▶ DATA:
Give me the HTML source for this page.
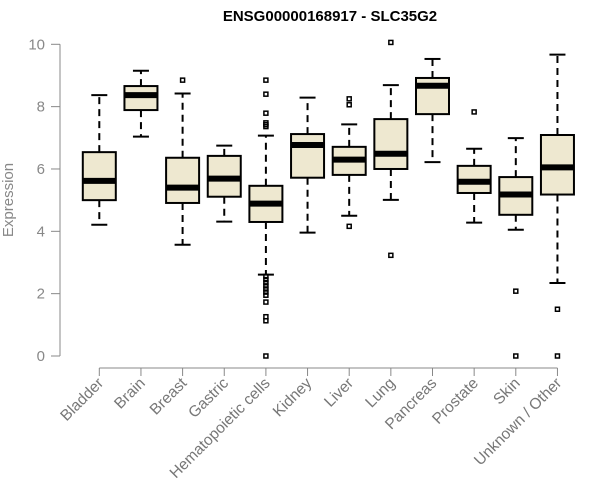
<!DOCTYPE html>
<html><head><meta charset="utf-8"><style>
body{margin:0;background:#fff;}
svg{display:block;font-family:"Liberation Sans",Arial,sans-serif;}
</style></head><body>
<svg id="chart" width="600" height="500">
<text x="330" y="21" text-anchor="middle" font-size="15" font-weight="bold" fill="#000">ENSG00000168917 - SLC35G2</text>
<text transform="translate(13,200) rotate(-90)" text-anchor="middle" font-size="15" fill="#888">Expression</text>
<g id="axes"></g><g id="marks"></g>
</svg>
<script>
const categories=["Bladder","Brain","Breast","Gastric","Hematopoietic cells","Kidney","Liver","Lung","Pancreas","Prostate","Skin","Unknown / Other"];
const whiskerLow=[4.21,7.04,3.57,4.31,2.61,3.96,4.50,5.01,6.22,4.28,4.05,2.34];
const q1=[5.0,7.89,4.91,5.11,4.30,5.72,5.81,6.0,7.76,5.23,4.53,5.18];
const medians=[5.62,8.37,5.40,5.69,4.89,6.77,6.30,6.49,8.67,5.59,5.18,6.05];
const q3=[6.54,8.66,6.36,6.42,5.46,7.12,6.71,7.60,8.92,6.10,5.74,7.09];
const whiskerHigh=[8.37,9.15,8.42,6.75,7.07,8.29,7.43,8.69,9.53,6.65,6.99,9.67];
const outliers=[[],[],[8.85],[],[8.85,8.40,7.79,7.48,7.42,7.36,2.55,2.45,2.35,2.25,2.15,2.05,1.95,1.73,1.26,1.13,0],[],[8.25,8.06,4.16],[10.06,3.23],[],[7.83],[2.08,0],[1.50,0]];
const yTicks=[0,2,4,6,8,10];
const NS="http://www.w3.org/2000/svg";
const y=v=>356-v*31.17;
const x=i=>99.3+i*41.65;
const axes=document.getElementById('axes'),marks=document.getElementById('marks');
function mk(p,tag,attrs){const e=document.createElementNS(NS,tag);for(const k in attrs)e.setAttribute(k,attrs[k]);p.appendChild(e);return e;}
let e=mk(axes,'line',{x1:60,x2:60,y1:y(10),y2:y(0),stroke:'#888'});


yTicks.forEach(t=>{
 let l=mk(axes,'line',{x1:51,x2:60,y1:y(t),y2:y(t),stroke:'#888'});
 
 
 let tx=mk(axes,'text',{x:45,y:y(t)+5,'text-anchor':'end','font-size':15,fill:'#888'});
 tx.textContent=t;
 
 
});
e=mk(axes,'line',{x1:x(0),x2:x(categories.length-1),y1:368,y2:368,stroke:'#888'});


const hw=16.5;
categories.forEach((c,i)=>{
 const cx=x(i);
 let l=mk(axes,'line',{x1:cx,x2:cx,y1:368,y2:376,stroke:'#888'});
 
 
 let tx=mk(axes,'text',{transform:`translate(${cx+5},${384}) rotate(-45)`,'text-anchor':'end','font-size':15.5,fill:'#777'});
 tx.textContent=c;
 
 
 const g=mk(marks,'g',{});
 
 
 mk(g,'line',{x1:cx,x2:cx,y1:y(q3[i]),y2:y(whiskerHigh[i]),stroke:'#000','stroke-width':2,'stroke-dasharray':'7,5'});
 mk(g,'line',{x1:cx,x2:cx,y1:y(q1[i]),y2:y(whiskerLow[i]),stroke:'#000','stroke-width':2,'stroke-dasharray':'7,5'});
 mk(g,'line',{x1:cx-8,x2:cx+8,y1:y(whiskerHigh[i]),y2:y(whiskerHigh[i]),stroke:'#000','stroke-width':2});
 mk(g,'line',{x1:cx-8,x2:cx+8,y1:y(whiskerLow[i]),y2:y(whiskerLow[i]),stroke:'#000','stroke-width':2});
 mk(g,'rect',{x:cx-hw,y:y(q3[i]),width:2*hw,height:y(q1[i])-y(q3[i]),fill:'#EEE8D0',stroke:'#000','stroke-width':2});
 mk(g,'line',{x1:cx-hw,x2:cx+hw,y1:y(medians[i]),y2:y(medians[i]),stroke:'#000','stroke-width':6});
 outliers[i].forEach(v=>{
  let r=mk(g,'rect',{x:cx-2,y:y(v)-2,width:4,height:4,fill:'none',stroke:'#000','stroke-width':1.5});
  
  
 });
});
</script>
</body></html>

▶ WHAT IS REQUIRED:
Without including any picture, repeat the data exactly.

▶ REPLY:
Give me the HTML source for this page.
<!DOCTYPE html>
<html><head><meta charset="utf-8"><style>
body{margin:0;background:#fff;}
svg{display:block;font-family:"Liberation Sans",Arial,sans-serif;}
</style></head><body>
<svg id="chart" width="600" height="500">
<text x="330" y="21" text-anchor="middle" font-size="15" font-weight="bold" fill="#000">ENSG00000168917 - SLC35G2</text>
<text transform="translate(13,200) rotate(-90)" text-anchor="middle" font-size="15" fill="#888">Expression</text>
<g id="axes"></g><g id="marks"></g>
</svg>
<script>
const categories=["Bladder","Brain","Breast","Gastric","Hematopoietic cells","Kidney","Liver","Lung","Pancreas","Prostate","Skin","Unknown / Other"];
const whiskerLow=[4.21,7.04,3.57,4.31,2.61,3.96,4.50,5.01,6.22,4.28,4.05,2.34];
const q1=[5.0,7.89,4.91,5.11,4.30,5.72,5.81,6.0,7.76,5.23,4.53,5.18];
const medians=[5.62,8.37,5.40,5.69,4.89,6.77,6.30,6.49,8.67,5.59,5.18,6.05];
const q3=[6.54,8.66,6.36,6.42,5.46,7.12,6.71,7.60,8.92,6.10,5.74,7.09];
const whiskerHigh=[8.37,9.15,8.42,6.75,7.07,8.29,7.43,8.69,9.53,6.65,6.99,9.67];
const outliers=[[],[],[8.85],[],[8.85,8.40,7.79,7.48,7.42,7.36,2.55,2.45,2.35,2.25,2.15,2.05,1.95,1.73,1.26,1.13,0],[],[8.25,8.06,4.16],[10.06,3.23],[],[7.83],[2.08,0],[1.50,0]];
const yTicks=[0,2,4,6,8,10];
const NS="http://www.w3.org/2000/svg";
const y=v=>356-v*31.17;
const x=i=>99.3+i*41.65;
const axes=document.getElementById('axes'),marks=document.getElementById('marks');
function mk(p,tag,attrs){const e=document.createElementNS(NS,tag);for(const k in attrs)e.setAttribute(k,attrs[k]);p.appendChild(e);return e;}
let e=mk(axes,'line',{x1:60,x2:60,y1:y(10),y2:y(0),stroke:'#888'});


yTicks.forEach(t=>{
 let l=mk(axes,'line',{x1:51,x2:60,y1:y(t),y2:y(t),stroke:'#888'});
 
 
 let tx=mk(axes,'text',{x:45,y:y(t)+5,'text-anchor':'end','font-size':15,fill:'#888'});
 tx.textContent=t;
 
 
});
e=mk(axes,'line',{x1:x(0),x2:x(categories.length-1),y1:368,y2:368,stroke:'#888'});


const hw=16.5;
categories.forEach((c,i)=>{
 const cx=x(i);
 let l=mk(axes,'line',{x1:cx,x2:cx,y1:368,y2:376,stroke:'#888'});
 
 
 let tx=mk(axes,'text',{transform:`translate(${cx+5},${384}) rotate(-45)`,'text-anchor':'end','font-size':15.5,fill:'#777'});
 tx.textContent=c;
 
 
 const g=mk(marks,'g',{});
 
 
 mk(g,'line',{x1:cx,x2:cx,y1:y(q3[i]),y2:y(whiskerHigh[i]),stroke:'#000','stroke-width':2,'stroke-dasharray':'7,5'});
 mk(g,'line',{x1:cx,x2:cx,y1:y(q1[i]),y2:y(whiskerLow[i]),stroke:'#000','stroke-width':2,'stroke-dasharray':'7,5'});
 mk(g,'line',{x1:cx-8,x2:cx+8,y1:y(whiskerHigh[i]),y2:y(whiskerHigh[i]),stroke:'#000','stroke-width':2});
 mk(g,'line',{x1:cx-8,x2:cx+8,y1:y(whiskerLow[i]),y2:y(whiskerLow[i]),stroke:'#000','stroke-width':2});
 mk(g,'rect',{x:cx-hw,y:y(q3[i]),width:2*hw,height:y(q1[i])-y(q3[i]),fill:'#EEE8D0',stroke:'#000','stroke-width':2});
 mk(g,'line',{x1:cx-hw,x2:cx+hw,y1:y(medians[i]),y2:y(medians[i]),stroke:'#000','stroke-width':6});
 outliers[i].forEach(v=>{
  let r=mk(g,'rect',{x:cx-2,y:y(v)-2,width:4,height:4,fill:'none',stroke:'#000','stroke-width':1.5});
  
  
 });
});
</script>
</body></html>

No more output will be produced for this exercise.